A recent pleasant spring day stroll through Wichita’s picturesque Riverside Park took us past the spaceship, and once again we were reminded of Mom.
It’s not an actual spaceship, just an antique piece of playground equipment that vaguely resembles a sci-fi B-movie version of one, but it’s real enough that our childhood imagination could take flight in it whenever Mom would haul the kids to the park on a summer’s day. On this day there were no children scampering up the series of ladders to the cockpit, though, a consequence of some do-gooder group’s insistence that the entrance be bolted lest some unattended urchin injure himself on the steel artifice, and the spaceship seemed lonesome without them in its belly. We also felt badly for the park’s children, even though they seemed content on the wood-and-plastic and playground equipment that looked just as dangerous and far less inspiring to us.
Sadder yet was the realization of the societal assumption that the children didn’t have an eagle-eyed mother hovering over to keep them from harm.
No noisy do-gooder groups were needed to get us through childhood. Although we suffered from the usual boyish lack of risk-assessment abilities, ever-vigilant Mom had an uncanny knack for plucking us out of danger at the last possible moment. It could be quite annoying, of course, but in retrospect we can see she also allowed us a glorious degree of freedom that must have been quite nerve-wracking for the poor woman. Mom would become frighteningly ferocious when her children were threatened, a marked contrast to her otherwise ladylike behavior, and she was no less protective when confronted with well-meaning busybodies who would have placed limits on our sense of possibilities.

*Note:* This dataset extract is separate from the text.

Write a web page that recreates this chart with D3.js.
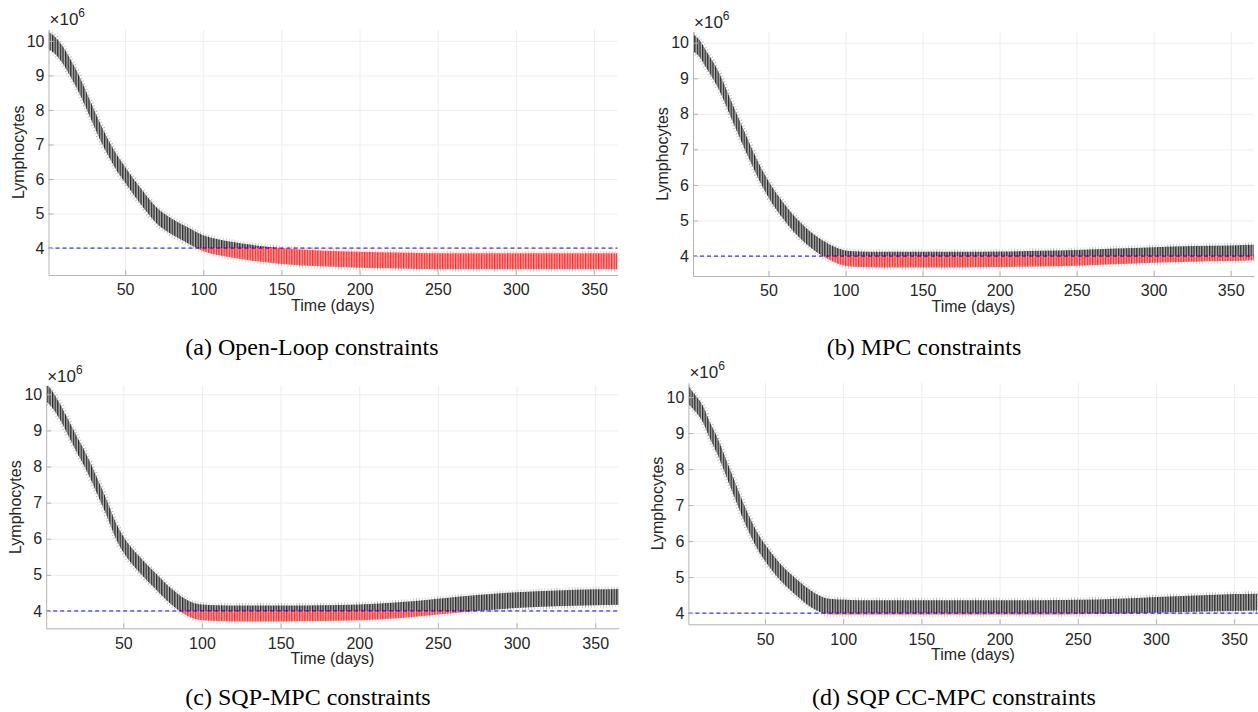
<!DOCTYPE html>
<html>
<head>
<meta charset="utf-8">
<script src="https://cdn.jsdelivr.net/npm/d3@7"></script>
<style>
  body { margin: 0; background: #fff; }
  svg { display: block; }
</style>
</head>
<body>
<div id="chart"></div>
<script>
const days = [1, 5, 10, 15, 20, 25, 30, 35, 40, 45, 50, 60, 70, 80, 90, 100, 110, 120, 130, 150, 175, 200, 225, 250, 275, 300, 325, 350, 365];

// lymphocytes (x1e6), lower / upper edge of the dense band
const openLoopLo = [9.75, 9.63, 9.35, 8.97, 8.55, 8.06, 7.54, 7.04, 6.61, 6.22, 5.89, 5.27, 4.72, 4.39, 4.14, 3.91, 3.79, 3.71, 3.64, 3.54, 3.47, 3.43, 3.41, 3.39, 3.39, 3.39, 3.39, 3.39, 3.39];
const openLoopHi = [10.25, 10.13, 9.85, 9.47, 9.05, 8.54, 8.02, 7.52, 7.07, 6.68, 6.35, 5.73, 5.18, 4.85, 4.60, 4.37, 4.25, 4.17, 4.10, 4.00, 3.93, 3.89, 3.87, 3.85, 3.85, 3.85, 3.85, 3.85, 3.85];

const mpcLo = [9.76, 9.61, 9.26, 8.91, 8.48, 7.96, 7.46, 6.96, 6.49, 6.04, 5.65, 5.02, 4.52, 4.15, 3.88, 3.72, 3.69, 3.68, 3.68, 3.68, 3.68, 3.69, 3.71, 3.73, 3.77, 3.81, 3.84, 3.86, 3.88];
const mpcHi = [10.24, 10.09, 9.74, 9.39, 8.96, 8.44, 7.94, 7.44, 6.95, 6.50, 6.11, 5.48, 4.98, 4.59, 4.32, 4.16, 4.13, 4.12, 4.12, 4.12, 4.12, 4.13, 4.15, 4.17, 4.21, 4.25, 4.28, 4.30, 4.32];

const sqpLo = [9.80, 9.62, 9.28, 8.86, 8.43, 8.03, 7.58, 7.08, 6.58, 6.03, 5.63, 5.08, 4.63, 4.20, 3.88, 3.74, 3.72, 3.71, 3.71, 3.71, 3.72, 3.74, 3.80, 3.90, 4.00, 4.08, 4.13, 4.16, 4.17];
const sqpHi = [10.30, 10.08, 9.72, 9.30, 8.87, 8.47, 8.02, 7.52, 7.02, 6.47, 6.07, 5.52, 5.07, 4.64, 4.32, 4.18, 4.16, 4.15, 4.15, 4.15, 4.16, 4.18, 4.24, 4.34, 4.44, 4.52, 4.57, 4.60, 4.61];

const ccLo = [9.80, 9.62, 9.32, 8.82, 8.37, 7.82, 7.27, 6.72, 6.22, 5.79, 5.45, 4.90, 4.49, 4.15, 3.97, 3.96, 3.96, 3.96, 3.96, 3.96, 3.96, 3.96, 3.96, 3.97, 3.98, 4.01, 4.04, 4.06, 4.07];
const ccHi = [10.30, 10.08, 9.78, 9.28, 8.83, 8.28, 7.73, 7.18, 6.68, 6.25, 5.91, 5.36, 4.95, 4.61, 4.41, 4.38, 4.36, 4.36, 4.36, 4.36, 4.36, 4.36, 4.36, 4.37, 4.40, 4.45, 4.49, 4.53, 4.54];

const xTicks = [50, 100, 150, 200, 250, 300, 350];
const yTicks = [4, 5, 6, 7, 8, 9, 10];
const limit = 4;
const captions = ["(a) Open-Loop constraints", "(b) MPC constraints", "(c) SQP-MPC constraints", "(d) SQP CC-MPC constraints"];

// layout of the four axes (pixels)
const panels = [
    {lo: openLoopLo, hi: openLoopHi, xr: [48.5, 617.5], yr: [275, 29.5], yd: [3.22, 10.33], cap: [312, 355]},
    {lo: mpcLo, hi: mpcHi, xr: [693, 1253.8], yr: [276, 32], yd: [3.44, 10.3], cap: [924, 355]},
    {lo: sqpLo, hi: sqpHi, xr: [46.2, 618.8], yr: [628.3, 386], yd: [3.52, 10.23], cap: [308, 705]},
    {lo: ccLo, hi: ccHi, xr: [688.4, 1257.6], yr: [624.3, 382.7], yd: [3.69, 10.4], cap: [954, 705]}
];

const sans = "'Liberation Sans', Arial, Helvetica, sans-serif";
const serif = "'Liberation Serif', 'Times New Roman', serif";

const svg = d3.select("#chart")
    .append("svg")
    .attr("width", 1258)
    .attr("height", 712);

const defs = svg.append("defs");

// vertical streaks, one per simulated day
function stripes(id, bg, fg) {
    const p = defs.append("pattern")
        .attr("id", id)
        .attr("patternUnits", "userSpaceOnUse")
        .attr("width", 2.6)
        .attr("height", 10);
    p.append("rect").attr("width", 2.6).attr("height", 10).attr("fill", bg);
    p.append("rect").attr("width", 1.3).attr("height", 10).attr("fill", fg);
}
stripes("stripeK", "#b4b4b4", "#2a2a2a");
stripes("stripeR", "#ffa8a8", "#ff2a2a");

panels.forEach((p, i) => {
    const x = d3.scaleLinear().domain([1, 365]).range(p.xr);
    const y = d3.scaleLinear().domain(p.yd).range(p.yr);
    const h = p.yr[0] - p.yr[1];
    const w = p.xr[1] - p.xr[0];
    const g = svg.append("g");

    // grid
    g.append("g")
        .attr("transform", `translate(0,${p.yr[0]})`)
        .call(d3.axisBottom(x).tickValues(xTicks).tickSize(-h).tickFormat(""))
        .call(a => a.select(".domain").remove())
        .selectAll("line").attr("stroke", "#ededed");
    g.append("g")
        .attr("transform", `translate(${p.xr[0]},0)`)
        .call(d3.axisLeft(y).tickValues(yTicks).tickSize(-w).tickFormat(""))
        .call(a => a.select(".domain").remove())
        .selectAll("line").attr("stroke", "#ededed");

    // clip above / below the 4e6 constraint
    const yl = y(limit);
    defs.append("clipPath").attr("id", `above${i}`)
        .append("rect")
        .attr("x", p.xr[0]).attr("y", p.yr[1])
        .attr("width", w).attr("height", yl - p.yr[1]);
    defs.append("clipPath").attr("id", `below${i}`)
        .append("rect")
        .attr("x", p.xr[0]).attr("y", yl)
        .attr("width", w).attr("height", p.yr[0] - yl);

    const band = days.map((d, j) => ({day: d, lo: p.lo[j], hi: p.hi[j]}));
    const area = d3.area()
        .x(d => x(d.day))
        .y0(d => y(d.lo))
        .y1(d => y(d.hi))
        .curve(d3.curveMonotoneX);

    [["above", "stripeK"], ["below", "stripeR"]].forEach(([clip, pat]) => {
        const layer = g.append("g").attr("clip-path", `url(#${clip}${i})`);
        // sparse outliers round the dense band
        layer.append("path")
            .datum(band)
            .attr("d", area)
            .attr("fill", "none")
            .attr("stroke", `url(#${pat})`)
            .attr("stroke-width", 5)
            .attr("stroke-dasharray", "1,2")
            .attr("stroke-opacity", 0.35);
        layer.append("path")
            .datum(band)
            .attr("d", area)
            .attr("fill", `url(#${pat})`);
    });

    // constraint line
    g.append("line")
        .attr("x1", p.xr[0]).attr("x2", p.xr[1])
        .attr("y1", yl).attr("y2", yl)
        .attr("stroke", "#0000ff")
        .attr("stroke-width", 1)
        .attr("stroke-dasharray", "4,3");

    // axes
    const ax = g.append("g")
        .attr("transform", `translate(0,${p.yr[0]})`)
        .call(d3.axisBottom(x).tickValues(xTicks).tickFormat(d3.format("d"))
            .tickSizeInner(-5).tickSizeOuter(0).tickPadding(9));
    const ay = g.append("g")
        .attr("transform", `translate(${p.xr[0]},0)`)
        .call(d3.axisLeft(y).tickValues(yTicks).tickFormat(d3.format("d"))
            .tickSizeInner(-5).tickSizeOuter(0).tickPadding(4));
    [ax, ay].forEach(a => {
        a.select(".domain").attr("stroke", "#b3b3b3");
        a.selectAll(".tick line").attr("stroke", "#b3b3b3");
        a.selectAll("text")
            .style("font-family", sans)
            .style("font-size", "16px")
            .attr("fill", "#262626");
    });

    // exponent
    const ex = g.append("text")
        .attr("x", p.xr[0] + 1)
        .attr("y", p.yr[1] - 4.5)
        .style("font-family", sans)
        .style("font-size", "17px")
        .attr("fill", "#262626");
    ex.append("tspan").text("×10");
    ex.append("tspan").attr("dy", -8).style("font-size", "12px").text("6");

    // axis titles
    g.append("text")
        .attr("x", (p.xr[0] + p.xr[1]) / 2)
        .attr("y", p.yr[0] + 36)
        .attr("text-anchor", "middle")
        .style("font-family", sans)
        .style("font-size", "16px")
        .attr("fill", "#262626")
        .text("Time (days)");
    g.append("text")
        .attr("transform", `translate(${p.xr[0] - 25},${(p.yr[0] + p.yr[1]) / 2}) rotate(-90)`)
        .attr("text-anchor", "middle")
        .style("font-family", sans)
        .style("font-size", "16px")
        .attr("fill", "#262626")
        .text("Lymphocytes");

    // caption
    svg.append("text")
        .attr("x", p.cap[0])
        .attr("y", p.cap[1])
        .attr("text-anchor", "middle")
        .style("font-family", serif)
        .style("font-size", "24px")
        .attr("fill", "#000")
        .text(captions[i]);
});
</script>
</body>
</html>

Pardon us if a sentimental Mother’s Day tribute turns into another political rant, but there’s a lot of collectivist do-gooder nonsense that would be entirely unnecessary if everyone had a mother like ours. Countless children could have been spared the dreary and wasted time of Head Start if they’d only had a mother who sent them off to Kindergarten knowing the alphabet and what the letters looked and sounded like, and able to count well past 10, having memorized the family phone number, and possessing a vocabulary that included “precocious.” Mom saw to it that her children were fed, cleaned, clothed, sheltered, and otherwise cared for, and any intrusive social worker who thought he could have done better would have been in for a hell of a time.
Spend all the trillions you can tax, borrow, or print, but you’ll never fund a social program that is an adequate substitute for a good Mom. Fashionable opinion is fond of an old African adage that “It takes a village to raise a child,” and Hillary Clinton even used it for a book title, but that’s the sort of balderdash that has kept Africa largely poor and backwards. In truth it takes a mother to raise a child, and preferably such a good one as ours. Fathers are important, too, and given current policies that probably requires even more emphasis, but we’ll take that up in June around the time of the U.S. Open Golf Tournament.
This weekend should be devoted to wishing a Happy Mother’s day to all the Moms who have done a fine job of it.